Organization: National Aeronautics and Space Administration (NASA)

Research Title: Stratospheric Chemistry Research Program

Funding Level (millions of dollars):

FY94	23.4
FY95	19.5
FY96	16.3

Committee on Environment and Natural Resources (CENR) Component:
(a) Subcommittee: Global Change Research Subcommittee (100%)
(b) Environmental Issue: Ozone and ultraviolet Radiation (80%); Climate change (10%); Natural Variability (10%)
(c) Research Activity: System structure and function: Understanding (100%)

Organizational Component:
Ecology and Atmospheric Chemistry Branch
Science Division
Office of Mission to Planet Earth
NASA Headquarters
Washington, DC 20546

Point of Contact:
Michael Kurylo
Phone: 202-358-0237
E-Mail: mkurylo@hq.nasa.gov

Research Goals:
To develop and carry out a comprehensive program of research, technology, and monitoring of the phenomena of the upper atmosphere so as to provide for an understanding of and to maintain the chemical and physical integrity of the Earth's upper atmosphere.

Research Description:
The program conducts research aimed at understanding the processes by which large-scale anthropogenic and natural processes influence the chemistry of the stratosphere.
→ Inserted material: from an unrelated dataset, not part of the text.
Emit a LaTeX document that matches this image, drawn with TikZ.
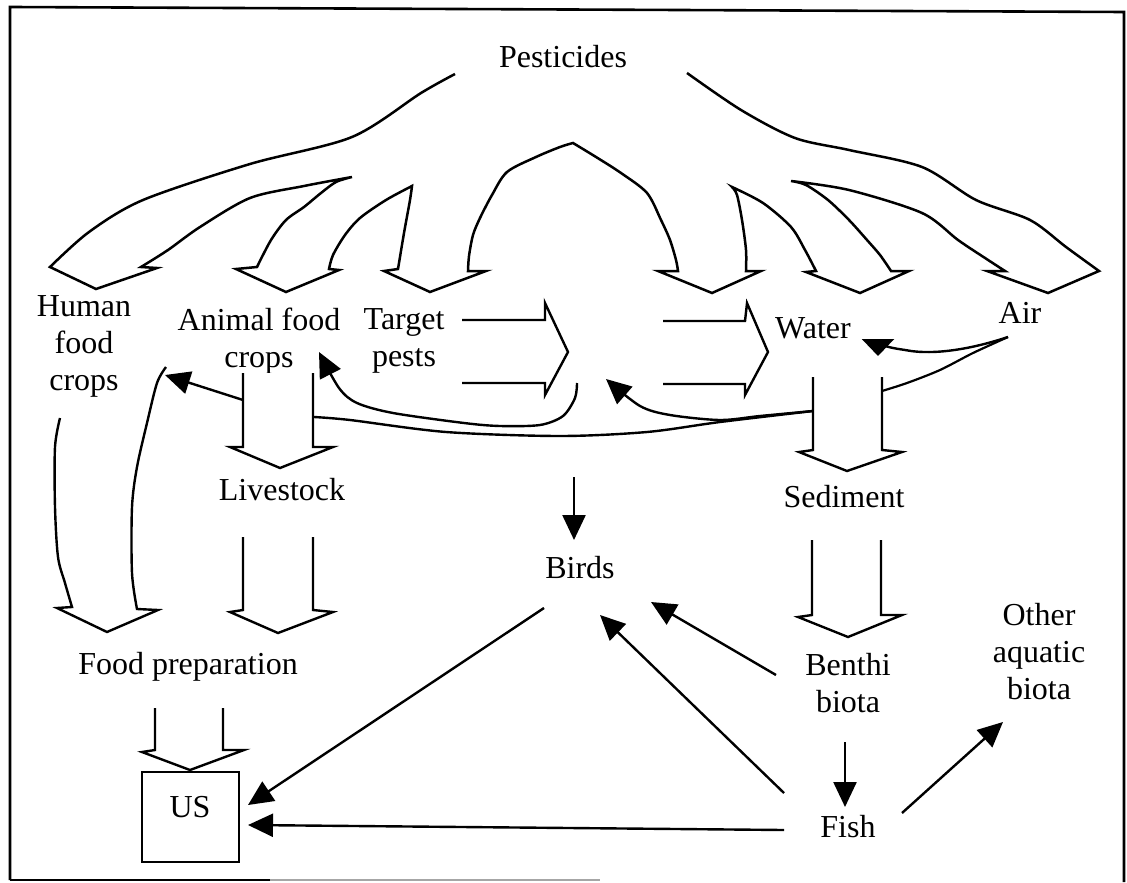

The program has emphasized airborne measurement campaigns in the polar regions, mid latitudes, and tropics, to observe first-hand and formulate a basis for understanding anthropogenic perturbations to stratospheric ozone and to atmospheric composition in and about the tropopause. Such perturbations include the effects of CFCs, Halons, and their replacements; methyl bromide; No_x emissions from subsonic and supersonic aircraft; etc. Observations are also conducted from balloon platforms (for high-altitude data and satellite correlative measurements), and using ground-based instrumentation, as part of the international Network for the Detection of Stratospheric Change (NDSC), which is aimed at observing and understanding changes in the physical and chemical state of the stratosphere. Laboratory measurements of kinetic and photochemical parameters together with the periodic assessment of the kinetics data base provide the basis for understanding and modeling the atmospheric observations. Laboratory spectroscopy measurements are carried out in support of remote-sensing and in-situ instruments.

Program Interfaces:
The Upper Atmosphere Research Program (UARP) interfaces with programs within NASA, in particular the Atmospheric Chemistry Modeling and Analysis Program (Office of Mission to Planet Earth) and the Atmospheric Effects of Aviation Project (Office of Aeronautics). The latter consists of the Atmospheric Effects of Stratospheric Aircraft (AESA) and Subsonic Assessment (SASS) programs. Furthermore, strong interactions exist with other US agencies, particularly NOAA and NSF (NCAR) through the field measurement campaigns. International collaborations take place through the NDSC, and the assessment activities sponsored by WMO/UNEP.

Program Milestones:
Late 1995-1996 analysis of ASHOE/MAESA data, results feeding into planning of future airborne missions by the UARP and AESA/SASS. 1995-1997 stratospheric traces of Atmospheric Transport (STRAT) aircraft campaign to determine the rates of global atmospheric transport by establishing a climatology of long-lived trace gases.

Policy Payoffs:
Assess the role of anthropogenic gases (CFCs, Halons, and their replacements; CH3Br; No_x) on the stratosphere, in particular stratospheric ozone; provide a firm scientific basis for assessments of the environmental effects of subsonic and future supersonic aircraft.